Perhaps nowhere else and at no other time would her talents be put to better use than Oklahoma City in 2015. In a town teeming anew with creatives, Owens has been instrumental in facilitating some of the most unique collaborative art in the city and helping stitch together the tightly knit community in which her peers take so much pride.

click to enlarge Romy Owens poses for a photo with her knitted art at her home in Oklahoma City, Tuesday, July 21, 2015. - GARETT FISBECK
  • Garett Fisbeck
  • Romy Owens poses for a photo with her knitted art at her home in Oklahoma City, Tuesday, July 21, 2015.

“I do think it’s nice that at this point in my life, it’s something I’m really good at,” she said. “I very much subscribe to the theory that all boats rise together. If I can play any role in helping us all rise, in keeping us unified, then I will. And I know I’m not alone. We’re part of a team.”

The Elaborate Collaborate at IAO Gallery this month and last year’s OKC125 photo exhibition — two teams she captained recently — might have “felt big at the time,” she said, but they’re nothing compared to her newest challenge: managing a squad of over 300 knitters trying to cover the facade of a Tulsa gallery.

“The knit bomb is ... the biggest thing I’ve ever done,” she said of the unbearable absence of landscapes, a project that will cover a 36x102-foot wall at Tulsa’s 108 Contemporary with of 8x8-inch squares created by hundreds of knitters. “I’m simultaneously lucky to be at the head of it and terrified because it’s so big. It’s like steering a giant ship; so much of it is just what the water is doing.”

Owens said that while the project is still approximately 1,600 squares short of completion, she has spent much of the past few months driving to every far-flung corner of the state in an effort to round up squares and recruit more knitters.

“I’ve been to Ada, Lawton, Woodward and Tahlequah repeatedly,” she said. “I was in Ponca City the other day. I go to Enid next week. I feel like I’ve done everything I can, gone to every small town, talked to every knitting group. It’s hard, but it’s been amazing.”

Sharing secrets

Her next collaborative project is a local one and promises to be just as memorable.

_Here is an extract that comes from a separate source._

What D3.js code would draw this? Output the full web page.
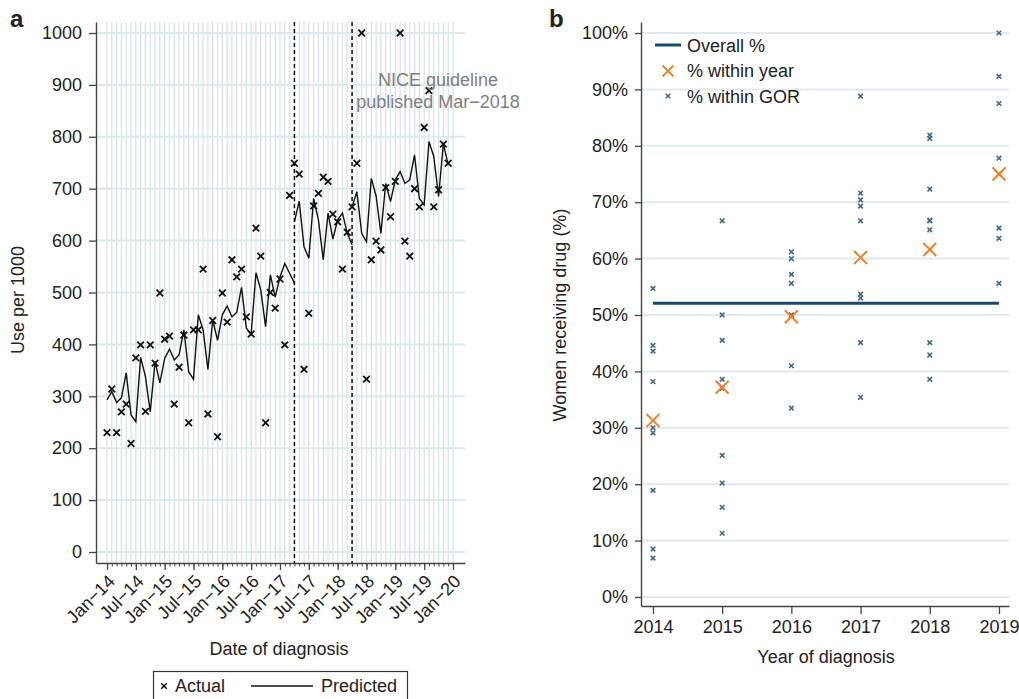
<!DOCTYPE html>
<html>
<head>
<meta charset="utf-8">
<script src="https://cdn.jsdelivr.net/npm/d3@7"></script>
<style>
body{margin:0;background:#fff;}
text{font-family:"Liberation Sans",Arial,Helvetica,sans-serif;fill:#222;}
</style>
</head>
<body>
<svg id="chart" width="1019" height="699"></svg>
<script>
// ---------- Panel a data ----------
const monthTickLabels = ["Jan\u221214","Jul\u221214","Jan\u221215","Jul\u221215","Jan\u221216","Jul\u221216","Jan\u221217","Jul\u221217","Jan\u221218","Jul\u221218","Jan\u221219","Jul\u221219","Jan\u221220"];
const useTicks = [0,100,200,300,400,500,600,700,800,900,1000];
const actual = [230,314,230,270,285,209,374,399,271,399,364,499,410,416,285,356,418,249,428,428,
  545,266,446,222,499,443,563,530,545,453,420,624,570,249,500,470,526,399,687,749,
  728,352,460,667,691,722,714,651,636,545,616,665,749,1000,333,563,599,582,702,646,
  714,1000,599,570,700,665,818,889,665,698,786,749];
const predSeg1 = [293,309,288,297,345,264,251,375,338,270,367,326,373,391,370,380,428,347,333,457,
  428,352,447,408,457,474,453,462,510,431,420,538,505,434,534,491,530,556,537,518]; // months 0-39
const predSeg2 = [636,676,588,566,681,640,563,653,603,640,653,614,592]; // months 39-51
const predSeg3 = [665,694,614,598,720,686,614,710,675,717,733,710,717,765,681,669,791,762,685,787,746]; // months 51-71
const segStarts = [0, 39, 51];
const breakMonths = [39, 51];
const annotationLines = ["NICE guideline", "published Mar\u22122018"];

// ---------- Panel b data ----------
const years = [2014,2015,2016,2017,2018,2019];
const pctTicks = [0,10,20,30,40,50,60,70,80,90,100];
const overallPct = 52.1;
const withinYear = [31.3,37.2,49.7,60.2,61.6,75.0];
const gor2014 = [54.7,44.6,43.6,38.2,30.0,29.1,18.9,8.5,6.9];
const gor2015 = [66.7,50.0,45.5,38.6,37.0,25.1,20.2,15.9,11.3];
const gor2016 = [61.2,60.0,57.2,55.6,50.0,49.8,41.0,33.5];
const gor2017 = [88.8,71.6,70.4,69.3,66.7,53.7,53.0,45.1,35.4];
const gor2018 = [81.9,81.3,72.3,66.8,66.7,65.1,45.1,42.9,38.6];
const gor2019 = [100,92.3,87.5,77.8,75.0,65.4,63.6,55.6];
const gorByYear = [gor2014,gor2015,gor2016,gor2017,gor2018,gor2019];

const svg = d3.select("#chart");
const FS = 18;
const axisCol = "#444";

function styleAxis(g){
  g.select(".domain").attr("stroke", axisCol).attr("stroke-width", 1.4);
  g.selectAll(".tick line").attr("stroke", axisCol).attr("stroke-width", 1.3);
  g.selectAll(".tick text").attr("font-size", FS).attr("fill","#222")
   .style("font-family","'Liberation Sans',Arial,sans-serif");
}
function cross(sel, r){
  return `M${-r},${-r}L${r},${r}M${-r},${r}L${r},${-r}`;
}

// ================= Panel a =================
const xA = d3.scaleLinear().domain([-2.29, 74.5]).range([96, 465]);
const yA = d3.scaleLinear().domain([-21.2, 1021.2]).range([563, 22]);
const gA = svg.append("g");

// vertical monthly gridlines
gA.append("g").selectAll("line").data(d3.range(0,73)).join("line")
  .attr("x1", d=>xA(d)).attr("x2", d=>xA(d))
  .attr("y1", yA.range()[1]).attr("y2", yA.range()[0])
  .attr("stroke", "#d6e5e9").attr("stroke-width", 1.3);
// horizontal gridlines
gA.append("g").selectAll("line").data(useTicks).join("line")
  .attr("x1", 96).attr("x2", 465)
  .attr("y1", d=>yA(d)).attr("y2", d=>yA(d))
  .attr("stroke", "#dde9ec").attr("stroke-width", 2);

// axes
const yAxisA = gA.append("g").attr("transform","translate(96,0)")
  .call(d3.axisLeft(yA).tickValues(useTicks).tickSize(7).tickSizeOuter(0).tickPadding(7)
    .tickFormat(d3.format("d")));
styleAxis(yAxisA);
const xMinor = gA.append("g").attr("transform","translate(0,563)")
  .call(d3.axisBottom(xA).tickValues(d3.range(0,73)).tickSize(3.5).tickSizeOuter(0).tickFormat(""));
styleAxis(xMinor);
xMinor.selectAll(".tick line").attr("stroke-width",1);
const xMajor = gA.append("g").attr("transform","translate(0,563)")
  .call(d3.axisBottom(xA).tickValues(d3.range(0,73,6)).tickSize(7).tickSizeOuter(0)
    .tickFormat((d,i)=>monthTickLabels[i]));
styleAxis(xMajor);
xMajor.select(".domain").remove();
xMajor.selectAll(".tick text")
  .attr("text-anchor","end").attr("dy","0.35em")
  .attr("transform","translate(4,15) rotate(-45)").attr("x",0).attr("y",0);

// dashed break lines
gA.append("g").selectAll("line").data(breakMonths).join("line")
  .attr("x1", d=>xA(d)).attr("x2", d=>xA(d))
  .attr("y1", 22).attr("y2", 563)
  .attr("stroke","#111").attr("stroke-width",1.5).attr("stroke-dasharray","4,3");

// predicted line segments
const lineA = d3.line().x(d=>xA(d.m)).y(d=>yA(d.v));
[predSeg1, predSeg2, predSeg3].forEach((seg, si)=>{
  const pts = seg.map((v,i)=>({m: segStarts[si]+i, v}));
  gA.append("path").datum(pts).attr("d", lineA)
    .attr("fill","none").attr("stroke","#111").attr("stroke-width",1.4);
});

// actual markers
gA.append("g").selectAll("path").data(actual).join("path")
  .attr("transform",(d,i)=>`translate(${xA(i)},${yA(d)})`)
  .attr("d", cross(null,3.3)).attr("stroke","#111").attr("stroke-width",1.8).attr("fill","none");

// annotation
const ann = gA.append("text").attr("x", 438).attr("y", 86).attr("text-anchor","middle")
  .attr("font-size", FS).style("fill","#7f7f7f");
annotationLines.forEach((t,i)=>ann.append("tspan").attr("x",438).attr("dy", i===0?0:21.5).text(t));

// titles
gA.append("text").attr("transform","translate(24,300) rotate(-90)").attr("text-anchor","middle")
  .attr("font-size",FS).text("Use per 1000");
gA.append("text").attr("x",279).attr("y",655).attr("text-anchor","middle")
  .attr("font-size",FS).text("Date of diagnosis");
gA.append("text").attr("x",10).attr("y",27).attr("font-size",24).attr("font-weight","bold").text("a");

// legend a
const legA = gA.append("g");
legA.append("rect").attr("x",153.5).attr("y",671.5).attr("width",254).attr("height",40)
  .attr("fill","none").attr("stroke","#333").attr("stroke-width",1.2);
legA.append("path").attr("transform","translate(164,686)").attr("d",cross(null,2.8))
  .attr("stroke","#111").attr("stroke-width",1.6);
legA.append("text").attr("x",175).attr("y",692).attr("font-size",FS).text("Actual");
legA.append("line").attr("x1",251).attr("x2",313).attr("y1",686).attr("y2",686)
  .attr("stroke","#111").attr("stroke-width",1.4);
legA.append("text").attr("x",321).attr("y",692).attr("font-size",FS).text("Predicted");

// ================= Panel b =================
const xB = d3.scaleLinear().domain([2013.827, 2019.145]).range([641, 1009]);
const yB = d3.scaleLinear().domain([-1.6, 101.95]).range([606, 22]);
const gB = svg.append("g");

gB.append("g").selectAll("line").data(pctTicks).join("line")
  .attr("x1",641).attr("x2",1009).attr("y1",d=>yB(d)).attr("y2",d=>yB(d))
  .attr("stroke","#e1e9ee").attr("stroke-width",2);

const yAxisB = gB.append("g").attr("transform","translate(641,0)")
  .call(d3.axisLeft(yB).tickValues(pctTicks).tickSize(6).tickSizeOuter(0).tickPadding(7)
    .tickFormat(d=>d+"%"));
styleAxis(yAxisB);
const xAxisB = gB.append("g").attr("transform","translate(0,606)")
  .call(d3.axisBottom(xB).tickValues(years).tickSize(8).tickSizeOuter(0).tickPadding(6)
    .tickFormat(d3.format("d")));
styleAxis(xAxisB);

// overall line
gB.append("line").attr("x1",xB(2014)).attr("x2",xB(2019))
  .attr("y1",yB(overallPct)).attr("y2",yB(overallPct))
  .attr("stroke","#1a4a6b").attr("stroke-width",3);

// GOR points
const gorPts = [];
gorByYear.forEach((arr,i)=>arr.forEach(v=>gorPts.push({x:years[i], v})));
gB.append("g").selectAll("path").data(gorPts).join("path")
  .attr("transform",d=>`translate(${xB(d.x)},${yB(d.v)})`)
  .attr("d",cross(null,2.3)).attr("stroke","#3f6b87").attr("stroke-width",1.6);

// within-year points
gB.append("g").selectAll("path").data(withinYear).join("path")
  .attr("transform",(d,i)=>`translate(${xB(years[i])},${yB(d)})`)
  .attr("d",cross(null,6.5)).attr("stroke","#f5822a").attr("stroke-width",2);

// titles
gB.append("text").attr("transform","translate(566,315) rotate(-90)").attr("text-anchor","middle")
  .attr("font-size",FS).text("Women receiving drug (%)");
gB.append("text").attr("x",826).attr("y",663).attr("text-anchor","middle")
  .attr("font-size",FS).text("Year of diagnosis");
gB.append("text").attr("x",549).attr("y",27).attr("font-size",24).attr("font-weight","bold").text("b");

// legend b
const legB = gB.append("g");
legB.append("line").attr("x1",655).attr("x2",681).attr("y1",45).attr("y2",45)
  .attr("stroke","#1a4a6b").attr("stroke-width",3);
legB.append("text").attr("x",687).attr("y",51.5).attr("font-size",18).text("Overall %");
legB.append("path").attr("transform","translate(668,71)").attr("d",cross(null,5.5))
  .attr("stroke","#f5822a").attr("stroke-width",1.8);
legB.append("text").attr("x",687).attr("y",77).attr("font-size",18).text("% within year");
legB.append("path").attr("transform","translate(668,96)").attr("d",cross(null,2.2))
  .attr("stroke","#3f6b87").attr("stroke-width",1.6);
legB.append("text").attr("x",687).attr("y",102.5).attr("font-size",18).text("% within GOR");
</script>
</body>
</html>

The Secret Life of the City, scheduled to open Sept. 1 here in the Underground, features eight unique interpretations of Oklahoma City by eight artists.

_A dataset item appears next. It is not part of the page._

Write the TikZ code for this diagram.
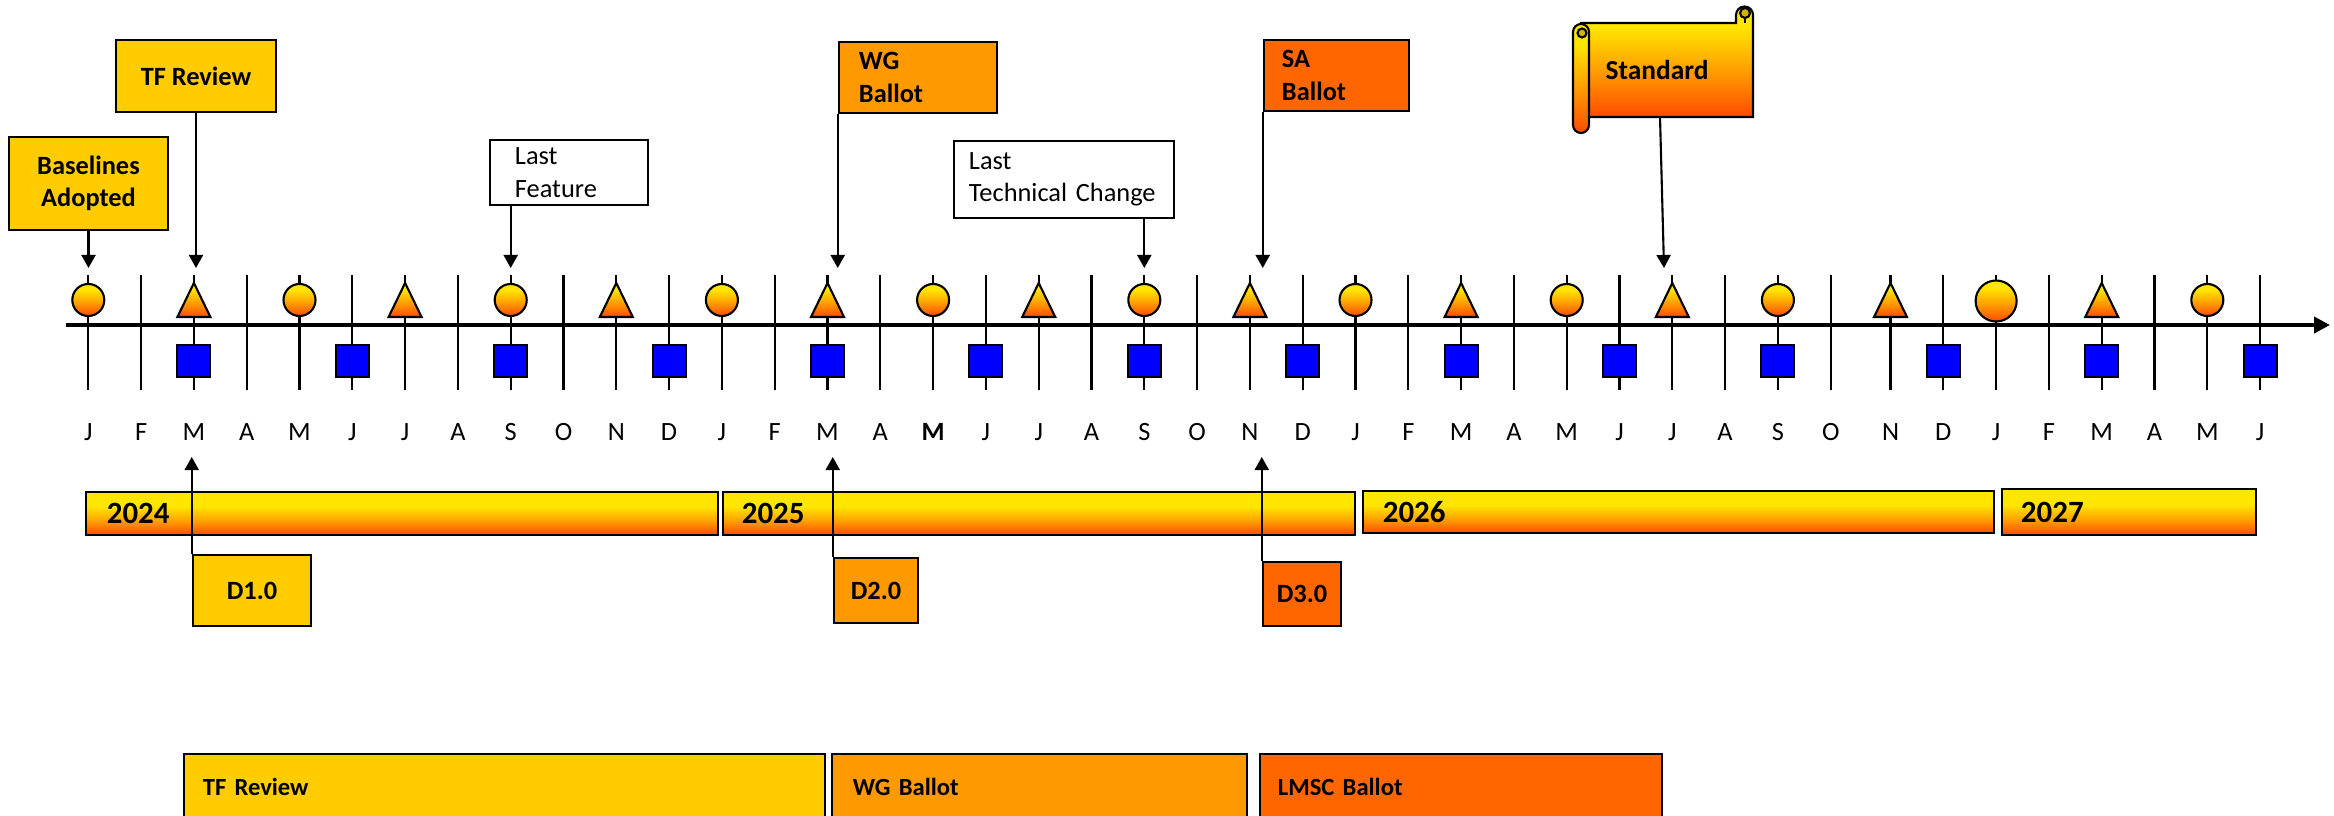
\documentclass[tikz,border=0pt]{standalone}
\usepackage{fontspec}
\setmainfont{Carlito}
\usetikzlibrary{arrows.meta,calc}
\definecolor{gold}{HTML}{FFCC00}
\definecolor{amber}{HTML}{FF9900}
\definecolor{tangerine}{HTML}{FF6600}
\definecolor{glowtop}{HTML}{FFE600}
\definecolor{glowmid}{HTML}{FFA200}
\definecolor{glowbot}{HTML}{FF4A00}
\definecolor{curl}{HTML}{D2B400}
\pgfdeclareverticalshading{barglow}{100bp}{color(0bp)=(glowbot); color(25bp)=(glowbot); color(42bp)=(glowmid); color(58bp)=(glowtop); color(100bp)=(glowtop)}
\pgfdeclareverticalshading{ballglow}{100bp}{color(0bp)=(glowbot); color(25bp)=(glowbot); color(47bp)=(glowmid); color(66bp)=(glowtop); color(100bp)=(glowtop)}
\tikzset{
  tick/.style={line width=0.6pt},
  ball/.style={draw,line width=0.6pt,shade,shading=ballglow},
  sq/.style={draw,line width=0.6pt,fill=blue},
  pointer/.style={line width=0.6pt,-{Triangle[length=0.13cm,width=0.14cm]}},
  tag/.style={draw,line width=0.7pt,inner sep=0pt,font=\fontsize{7.5}{9.2}\selectfont\bfseries},
  note/.style={draw,line width=0.7pt,fill=white,inner sep=0pt,align=left,font=\fontsize{7.5}{9.2}\selectfont},
  yearbar/.style={draw,line width=0.7pt,shade,shading=barglow,inner sep=0pt,align=left,font=\fontsize{8.8}{10}\selectfont\bfseries},
  phase/.style={draw,line width=0.7pt,inner sep=0pt,align=left,font=\fontsize{7}{8}\selectfont\bfseries},
  month/.style={font=\fontsize{7.5}{9}\selectfont},
}
\begin{document}
\begin{tikzpicture}[x=0.01cm,y=-0.01cm]
\useasboundingbox (0,0) rectangle (2334,816);
\clip (0,0) rectangle (2334,816);
% month ticks and letters
\foreach \lab [count=\i from 0] in {J,F,M,A,M,J,J,A,S,O,N,D,J,F,M,A,{\textbf{M}},J,J,A,S,O,N,D,J,F,M,A,M,J,J,A,S,O,N,D,J,F,M,A,M,J}{
  \pgfmathsetmacro\mx{88.3+52.8*\i+(\i>33)*7}
  \coordinate (m\i) at (\mx,0);
  \draw[tick] (\mx,275) -- (\mx,390);
  \node[month] (mo\i) at (\mx,432) {\lab};
}
\draw[line width=1.4pt,-{Triangle[length=0.16cm,width=0.16cm]}] (66,325) -- (2330,325);
% markers
\foreach \i in {0,4,...,32,40} \path[ball] ($(m\i)+(0,300)$) circle[radius=0.16cm];
\path[ball] ($(m36)+(0,301)$) circle[radius=0.205cm];
\foreach \i in {2,6,...,38} \path[ball] ($(m\i)+(-16.5,317)$) -- ++(16.5,-34) -- ++(16.5,34) -- cycle;
\foreach \i in {2,5,...,41} \path[sq] ($(m\i)+(-16.5,345)$) rectangle ++(33,32);
% milestone boxes
\node[tag,fill=gold,align=center,minimum width=1.59cm,minimum height=0.93cm] (ba) at (88.5,183.5) {Baselines\\Adopted};
\node[tag,fill=gold,minimum width=1.6cm,minimum height=0.72cm] (tf) at (196,76) {TF Review};
\node[note,minimum width=1.58cm,minimum height=0.65cm,text width=1.08cm] (lf) at (569,172.5) {Last\\Feature};
\node[tag,fill=amber,align=left,minimum width=1.58cm,minimum height=0.71cm,text width=1.18cm] (wg) at (918,77.5) {WG\\Ballot};
\node[note,minimum width=2.2cm,minimum height=0.77cm,text width=1.9cm] (ltc) at (1064,179.5) {Last\\Technical Change};
\node[tag,fill=tangerine,align=left,minimum width=1.45cm,minimum height=0.71cm,text width=1.09cm] (sa) at (1336.5,75.5) {SA\\Ballot};
% standard scroll
\path[ball] (1581,23) -- (1736,23) -- (1736,15) arc[start angle=180,end angle=0,radius=0.085cm] -- (1753,117) -- (1581,117) -- cycle;
\draw[line width=0.6pt] (1745,18) -- (1745,23);
\filldraw[fill=curl,line width=0.6pt] (1745,13) circle[radius=0.05cm];
\path[ball] (1573,32) arc[start angle=180,end angle=0,radius=0.08cm] -- (1589,125) arc[start angle=0,end angle=-180,radius=0.08cm] -- cycle;
\filldraw[fill=curl,line width=0.6pt] (1582,33) circle[radius=0.045cm];
\node[font=\fontsize{7.8}{9}\selectfont\bfseries] (std) at (1657,70) {Standard};
\coordinate (stdbot) at (1660,117);
\coordinate (stdtip) at (1664,268);
% arrows onto the axis
\coordinate (tiprow) at (0,268);
\draw[pointer] (ba.south) -- (ba.south |- tiprow);
\draw[pointer] (tf.south) -- (tf.south |- tiprow);
\draw[pointer] (lf.south -| m8) -- (m8 |- tiprow);
\draw[pointer] (wg.south west) -- (wg.south west |- tiprow);
\draw[pointer] (ltc.south -| m20) -- (m20 |- tiprow);
\draw[pointer] (sa.south west) -- (sa.south west |- tiprow);
\draw[pointer] (stdbot) -- (stdtip);
% years
\node[yearbar,minimum width=6.32cm,minimum height=0.43cm,text width=5.9cm] (y24) at (402,513.5) {2024};
\node[yearbar,minimum width=6.32cm,minimum height=0.43cm,text width=5.94cm] (y25) at (1039,513.5) {2025};
\node[yearbar,minimum width=6.31cm,minimum height=0.42cm,text width=5.91cm] (y26) at (1678.5,512) {2026};
\node[yearbar,minimum width=2.54cm,minimum height=0.46cm,text width=2.16cm] (y27) at (2129,512) {2027};
% drafts
\node[tag,fill=gold,minimum width=1.18cm,minimum height=0.71cm] (d1) at (252,590.5) {D1.0};
\node[tag,fill=amber,minimum width=0.84cm,minimum height=0.65cm] (d2) at (876,590.5) {D2.0};
\node[tag,fill=tangerine,minimum width=0.78cm,minimum height=0.64cm] (d3) at (1302,594) {D3.0};
\coordinate (uprow) at (0,457);
\draw[pointer] (d1.north west) -- (d1.north west |- uprow);
\draw[pointer] (d2.north west) -- (d2.north west |- uprow);
\draw[pointer] (d3.north west) -- (d3.north west |- uprow);
% ballot phases
\node[phase,fill=gold,minimum width=6.41cm,minimum height=0.66cm,text width=6.03cm] (ptf) at (504.5,787) {TF Review};
\node[phase,fill=amber,minimum width=4.15cm,minimum height=0.66cm,text width=3.73cm] (pwg) at (1039.5,787) {WG Ballot};
\node[phase,fill=tangerine,minimum width=4.02cm,minimum height=0.66cm,text width=3.66cm] (plm) at (1461,787) {LMSC Ballot};
\end{tikzpicture}
\end{document}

Local artists and designers such as Dylan Bradway, Kristopher Kanaly, Jason Pawley, Sam Washburn and Erin DeMoss are tasked with creating a digital file that will then be transferred onto an enormous wheat paste poster, all without using any logos, lettering or recognizable images of OKC buildings or places.

“I chose these artists because they were designers or had design backgrounds or had a background in street art,” she said. “I really think they can explore the wheat paste idea in some interesting ways. I’m really excited about it.”

When asked about her own experiences as a full-time working artist, however, her tone changes slightly. The passion is still there, but Owens sounds more genuinely excited when she talks about facilitating collaborations than she does when discussing her own work.

After all, money makes the world spin, and Owens said that struggling month after month takes an inevitable toll.

“It’s so hard,” she said. “It’s just so hard. I saw my friend Nathan Lee post something on Facebook, and it said something like ‘They love your work until they have to pay for it.’ I almost started to cry. I’ve had this conversation with so many artists in this city. There’s just so much hustle to it all the time, and it’s emotionally exhausting.”

Conversations like that one might then beg the question, at least from logical people, Why keep doing it?

“It’s so rewarding. Unbelievably so,” Owens said as the light returned to her voice. “People love the art; they love the experience, so it’s really great to facilitate that.”

As for how she fills the necessary reservoir inside herself that all artists need in order to keep going, she describes a kind of perpetual motion loom that she has created.

“I am constantly inspired by conversations with my peers,” she said. “The more people I meet and work with, the more I know that something good is going to come of it.”

Editor’s note: Erin DeMoss is the advertising and marketing design coordinator at Oklahoma Gazette.